■ THE EXERCISE: Take the lines from the beginning of the material through the line containing "import pandas as pd" and retype them exactly, leaving the pictures out.

■ PROVIDED MATERIAL:
begin
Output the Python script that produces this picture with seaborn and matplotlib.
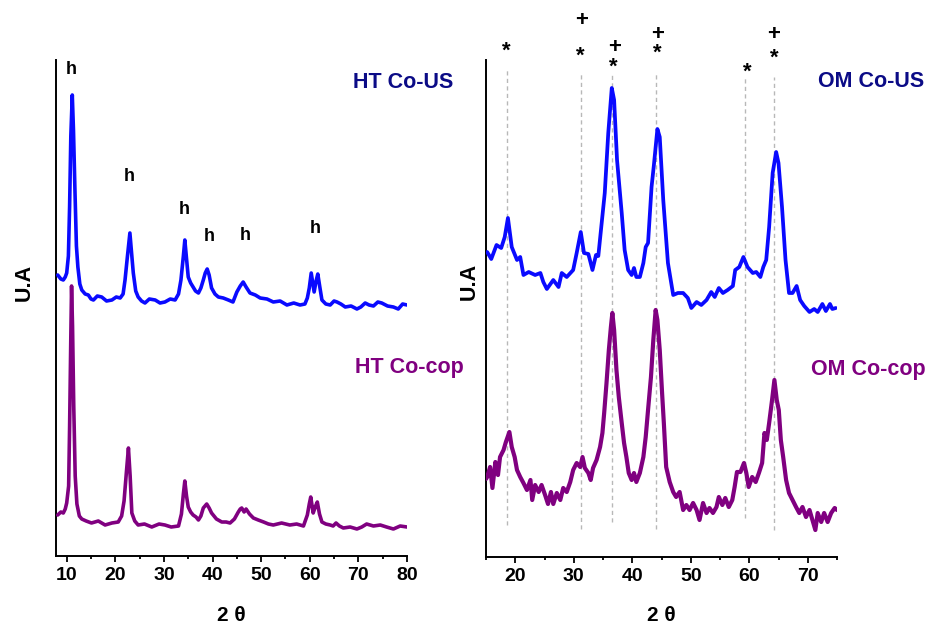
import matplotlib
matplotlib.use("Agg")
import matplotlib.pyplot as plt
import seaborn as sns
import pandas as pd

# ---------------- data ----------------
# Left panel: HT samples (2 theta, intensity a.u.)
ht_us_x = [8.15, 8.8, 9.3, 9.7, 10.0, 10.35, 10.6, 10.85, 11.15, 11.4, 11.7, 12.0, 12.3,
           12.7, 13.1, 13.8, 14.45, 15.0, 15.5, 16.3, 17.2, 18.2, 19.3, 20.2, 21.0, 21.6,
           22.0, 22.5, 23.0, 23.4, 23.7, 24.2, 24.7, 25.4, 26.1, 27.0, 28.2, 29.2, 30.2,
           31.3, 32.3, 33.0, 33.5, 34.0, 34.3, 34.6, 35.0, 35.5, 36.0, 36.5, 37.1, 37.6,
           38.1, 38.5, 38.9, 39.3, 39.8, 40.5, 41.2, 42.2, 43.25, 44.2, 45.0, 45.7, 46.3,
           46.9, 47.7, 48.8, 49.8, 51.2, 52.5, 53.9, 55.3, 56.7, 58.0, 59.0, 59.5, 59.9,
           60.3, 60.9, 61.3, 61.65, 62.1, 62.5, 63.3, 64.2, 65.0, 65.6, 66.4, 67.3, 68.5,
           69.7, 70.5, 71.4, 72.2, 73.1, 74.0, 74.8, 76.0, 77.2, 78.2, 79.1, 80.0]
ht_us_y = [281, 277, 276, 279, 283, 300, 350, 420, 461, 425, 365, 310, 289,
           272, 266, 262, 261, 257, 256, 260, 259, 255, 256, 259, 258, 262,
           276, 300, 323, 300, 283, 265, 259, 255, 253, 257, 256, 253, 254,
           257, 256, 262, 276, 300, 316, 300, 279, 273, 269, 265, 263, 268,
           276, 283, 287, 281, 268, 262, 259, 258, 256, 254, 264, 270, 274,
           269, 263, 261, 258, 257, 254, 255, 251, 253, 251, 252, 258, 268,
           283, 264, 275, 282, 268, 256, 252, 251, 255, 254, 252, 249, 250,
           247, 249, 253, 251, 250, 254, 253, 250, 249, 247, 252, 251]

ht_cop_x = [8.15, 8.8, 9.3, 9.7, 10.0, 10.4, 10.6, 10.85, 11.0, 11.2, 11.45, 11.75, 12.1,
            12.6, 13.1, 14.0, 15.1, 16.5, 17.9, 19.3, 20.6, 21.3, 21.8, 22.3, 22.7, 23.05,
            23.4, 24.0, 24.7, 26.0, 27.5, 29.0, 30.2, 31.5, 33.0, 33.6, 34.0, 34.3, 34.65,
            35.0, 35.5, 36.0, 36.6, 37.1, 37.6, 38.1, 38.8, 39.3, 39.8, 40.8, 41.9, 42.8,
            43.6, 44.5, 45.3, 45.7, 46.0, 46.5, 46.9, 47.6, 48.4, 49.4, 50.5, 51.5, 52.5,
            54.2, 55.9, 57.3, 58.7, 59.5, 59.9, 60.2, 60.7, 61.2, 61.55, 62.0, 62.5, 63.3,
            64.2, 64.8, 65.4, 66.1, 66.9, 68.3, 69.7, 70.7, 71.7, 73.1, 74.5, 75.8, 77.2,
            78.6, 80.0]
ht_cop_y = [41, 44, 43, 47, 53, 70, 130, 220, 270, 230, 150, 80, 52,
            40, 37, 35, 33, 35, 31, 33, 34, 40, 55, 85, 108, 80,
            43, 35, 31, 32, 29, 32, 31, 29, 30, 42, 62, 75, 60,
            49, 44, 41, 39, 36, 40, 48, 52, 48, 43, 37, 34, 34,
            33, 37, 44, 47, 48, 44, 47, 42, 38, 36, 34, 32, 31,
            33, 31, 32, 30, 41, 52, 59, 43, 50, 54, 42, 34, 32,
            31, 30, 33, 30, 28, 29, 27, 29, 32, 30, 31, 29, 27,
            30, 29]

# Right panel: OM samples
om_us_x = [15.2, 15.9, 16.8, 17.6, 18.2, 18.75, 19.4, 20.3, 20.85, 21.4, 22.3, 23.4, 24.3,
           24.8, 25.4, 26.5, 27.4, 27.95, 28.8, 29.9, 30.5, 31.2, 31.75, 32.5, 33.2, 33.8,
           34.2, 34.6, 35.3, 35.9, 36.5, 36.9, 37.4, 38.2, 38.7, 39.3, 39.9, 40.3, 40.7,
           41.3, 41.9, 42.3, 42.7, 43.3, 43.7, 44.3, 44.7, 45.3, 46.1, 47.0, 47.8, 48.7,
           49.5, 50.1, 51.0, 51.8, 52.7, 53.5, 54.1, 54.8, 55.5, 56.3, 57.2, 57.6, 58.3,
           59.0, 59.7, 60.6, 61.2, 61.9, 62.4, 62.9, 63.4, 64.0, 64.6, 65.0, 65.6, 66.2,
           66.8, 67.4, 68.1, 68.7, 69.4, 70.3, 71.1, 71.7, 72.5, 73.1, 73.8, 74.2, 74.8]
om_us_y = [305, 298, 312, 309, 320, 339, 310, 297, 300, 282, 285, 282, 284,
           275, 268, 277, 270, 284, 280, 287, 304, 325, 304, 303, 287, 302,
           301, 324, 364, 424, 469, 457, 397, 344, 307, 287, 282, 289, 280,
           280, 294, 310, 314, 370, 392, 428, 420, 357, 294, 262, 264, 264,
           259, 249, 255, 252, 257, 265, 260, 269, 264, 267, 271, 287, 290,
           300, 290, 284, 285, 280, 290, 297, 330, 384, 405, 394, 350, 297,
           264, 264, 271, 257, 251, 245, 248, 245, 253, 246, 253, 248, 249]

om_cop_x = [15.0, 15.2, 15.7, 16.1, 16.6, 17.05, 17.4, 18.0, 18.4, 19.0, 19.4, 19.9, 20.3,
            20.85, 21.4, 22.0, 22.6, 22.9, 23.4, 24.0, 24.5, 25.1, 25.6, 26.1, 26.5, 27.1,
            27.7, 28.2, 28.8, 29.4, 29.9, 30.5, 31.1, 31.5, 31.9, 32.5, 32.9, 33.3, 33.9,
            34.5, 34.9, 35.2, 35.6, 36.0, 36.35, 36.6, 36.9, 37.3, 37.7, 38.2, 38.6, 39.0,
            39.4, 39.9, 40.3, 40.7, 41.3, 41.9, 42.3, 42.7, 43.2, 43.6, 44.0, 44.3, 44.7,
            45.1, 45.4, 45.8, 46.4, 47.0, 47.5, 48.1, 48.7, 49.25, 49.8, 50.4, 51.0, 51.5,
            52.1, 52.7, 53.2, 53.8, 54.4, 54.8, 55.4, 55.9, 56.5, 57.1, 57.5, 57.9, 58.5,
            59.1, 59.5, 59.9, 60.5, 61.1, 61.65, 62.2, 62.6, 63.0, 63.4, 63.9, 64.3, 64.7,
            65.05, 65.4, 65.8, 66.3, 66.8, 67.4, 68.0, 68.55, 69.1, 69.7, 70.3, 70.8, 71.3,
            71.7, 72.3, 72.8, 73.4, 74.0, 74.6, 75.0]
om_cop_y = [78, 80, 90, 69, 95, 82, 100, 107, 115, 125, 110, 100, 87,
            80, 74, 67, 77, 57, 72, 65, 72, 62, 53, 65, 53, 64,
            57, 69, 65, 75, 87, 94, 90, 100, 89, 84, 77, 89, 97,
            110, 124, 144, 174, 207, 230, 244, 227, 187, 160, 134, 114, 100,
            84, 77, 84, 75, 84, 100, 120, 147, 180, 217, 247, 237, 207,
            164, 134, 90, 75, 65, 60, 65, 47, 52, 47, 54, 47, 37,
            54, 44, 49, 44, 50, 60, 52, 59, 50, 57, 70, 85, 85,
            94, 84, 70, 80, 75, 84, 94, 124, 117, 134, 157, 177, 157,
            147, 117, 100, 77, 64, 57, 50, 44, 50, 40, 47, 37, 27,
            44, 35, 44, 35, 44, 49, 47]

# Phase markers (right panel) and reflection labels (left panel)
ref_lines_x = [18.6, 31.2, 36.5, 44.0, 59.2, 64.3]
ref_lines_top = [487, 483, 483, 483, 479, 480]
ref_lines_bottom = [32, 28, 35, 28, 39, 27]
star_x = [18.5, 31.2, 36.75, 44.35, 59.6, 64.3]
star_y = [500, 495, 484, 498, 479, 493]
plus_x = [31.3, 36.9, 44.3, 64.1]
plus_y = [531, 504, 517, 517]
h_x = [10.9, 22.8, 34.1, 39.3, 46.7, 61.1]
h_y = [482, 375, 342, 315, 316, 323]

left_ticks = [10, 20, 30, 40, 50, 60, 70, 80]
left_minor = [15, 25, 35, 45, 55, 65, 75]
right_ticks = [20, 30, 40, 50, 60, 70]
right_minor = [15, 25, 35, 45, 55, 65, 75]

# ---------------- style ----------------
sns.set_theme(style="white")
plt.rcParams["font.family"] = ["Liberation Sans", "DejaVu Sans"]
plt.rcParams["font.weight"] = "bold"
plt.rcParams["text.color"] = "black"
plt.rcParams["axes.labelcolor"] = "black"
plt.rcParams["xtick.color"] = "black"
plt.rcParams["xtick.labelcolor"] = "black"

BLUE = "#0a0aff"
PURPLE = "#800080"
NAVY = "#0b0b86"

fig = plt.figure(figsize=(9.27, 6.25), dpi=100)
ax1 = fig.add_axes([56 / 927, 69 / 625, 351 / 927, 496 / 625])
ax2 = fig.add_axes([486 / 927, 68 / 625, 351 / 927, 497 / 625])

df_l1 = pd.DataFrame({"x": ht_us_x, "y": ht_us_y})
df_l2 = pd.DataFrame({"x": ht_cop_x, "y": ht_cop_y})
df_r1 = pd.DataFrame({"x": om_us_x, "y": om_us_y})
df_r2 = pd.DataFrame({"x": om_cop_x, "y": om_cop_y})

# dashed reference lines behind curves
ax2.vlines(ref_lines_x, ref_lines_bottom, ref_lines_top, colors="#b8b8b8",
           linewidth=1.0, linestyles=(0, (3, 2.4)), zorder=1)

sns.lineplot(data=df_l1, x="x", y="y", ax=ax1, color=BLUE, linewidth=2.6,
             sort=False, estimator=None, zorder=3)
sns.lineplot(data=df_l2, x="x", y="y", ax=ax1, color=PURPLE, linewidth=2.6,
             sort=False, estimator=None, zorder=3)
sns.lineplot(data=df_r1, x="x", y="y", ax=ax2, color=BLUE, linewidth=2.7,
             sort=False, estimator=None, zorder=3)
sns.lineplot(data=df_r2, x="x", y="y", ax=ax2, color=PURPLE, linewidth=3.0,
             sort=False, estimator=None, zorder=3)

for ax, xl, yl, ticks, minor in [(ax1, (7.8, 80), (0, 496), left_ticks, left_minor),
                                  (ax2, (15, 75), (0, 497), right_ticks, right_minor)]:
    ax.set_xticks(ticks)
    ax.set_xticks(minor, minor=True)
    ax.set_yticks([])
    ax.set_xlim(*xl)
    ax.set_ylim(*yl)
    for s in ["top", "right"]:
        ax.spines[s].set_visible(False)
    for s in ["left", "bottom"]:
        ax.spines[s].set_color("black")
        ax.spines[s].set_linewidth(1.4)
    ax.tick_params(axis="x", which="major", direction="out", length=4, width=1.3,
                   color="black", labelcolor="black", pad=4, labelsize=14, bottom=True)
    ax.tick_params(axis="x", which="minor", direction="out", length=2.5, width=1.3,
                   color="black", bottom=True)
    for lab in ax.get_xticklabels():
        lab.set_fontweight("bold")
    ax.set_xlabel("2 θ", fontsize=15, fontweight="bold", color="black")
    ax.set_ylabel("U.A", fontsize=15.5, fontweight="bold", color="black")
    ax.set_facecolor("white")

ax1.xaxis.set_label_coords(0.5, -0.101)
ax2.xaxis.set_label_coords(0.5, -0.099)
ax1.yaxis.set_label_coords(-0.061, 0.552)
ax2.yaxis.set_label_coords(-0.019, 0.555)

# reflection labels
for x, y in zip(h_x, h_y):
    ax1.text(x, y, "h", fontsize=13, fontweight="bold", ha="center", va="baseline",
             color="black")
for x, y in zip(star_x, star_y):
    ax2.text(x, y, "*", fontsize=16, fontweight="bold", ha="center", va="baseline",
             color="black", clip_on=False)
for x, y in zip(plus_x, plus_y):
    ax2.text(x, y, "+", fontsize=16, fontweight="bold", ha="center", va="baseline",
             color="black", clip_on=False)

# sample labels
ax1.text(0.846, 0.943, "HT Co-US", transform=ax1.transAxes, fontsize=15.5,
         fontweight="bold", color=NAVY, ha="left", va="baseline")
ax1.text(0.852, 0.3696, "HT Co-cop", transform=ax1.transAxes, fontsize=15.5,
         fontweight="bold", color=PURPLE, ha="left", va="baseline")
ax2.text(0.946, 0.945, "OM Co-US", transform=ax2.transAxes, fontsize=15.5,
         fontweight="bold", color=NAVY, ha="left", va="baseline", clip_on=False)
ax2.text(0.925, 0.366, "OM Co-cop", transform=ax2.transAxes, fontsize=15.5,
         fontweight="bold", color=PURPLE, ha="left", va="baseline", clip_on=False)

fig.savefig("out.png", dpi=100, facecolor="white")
end
■ RESULT OF THE TASK:
Output the Python script that produces this picture with seaborn and matplotlib.
import matplotlib
matplotlib.use("Agg")
import matplotlib.pyplot as plt
import seaborn as sns
import pandas as pd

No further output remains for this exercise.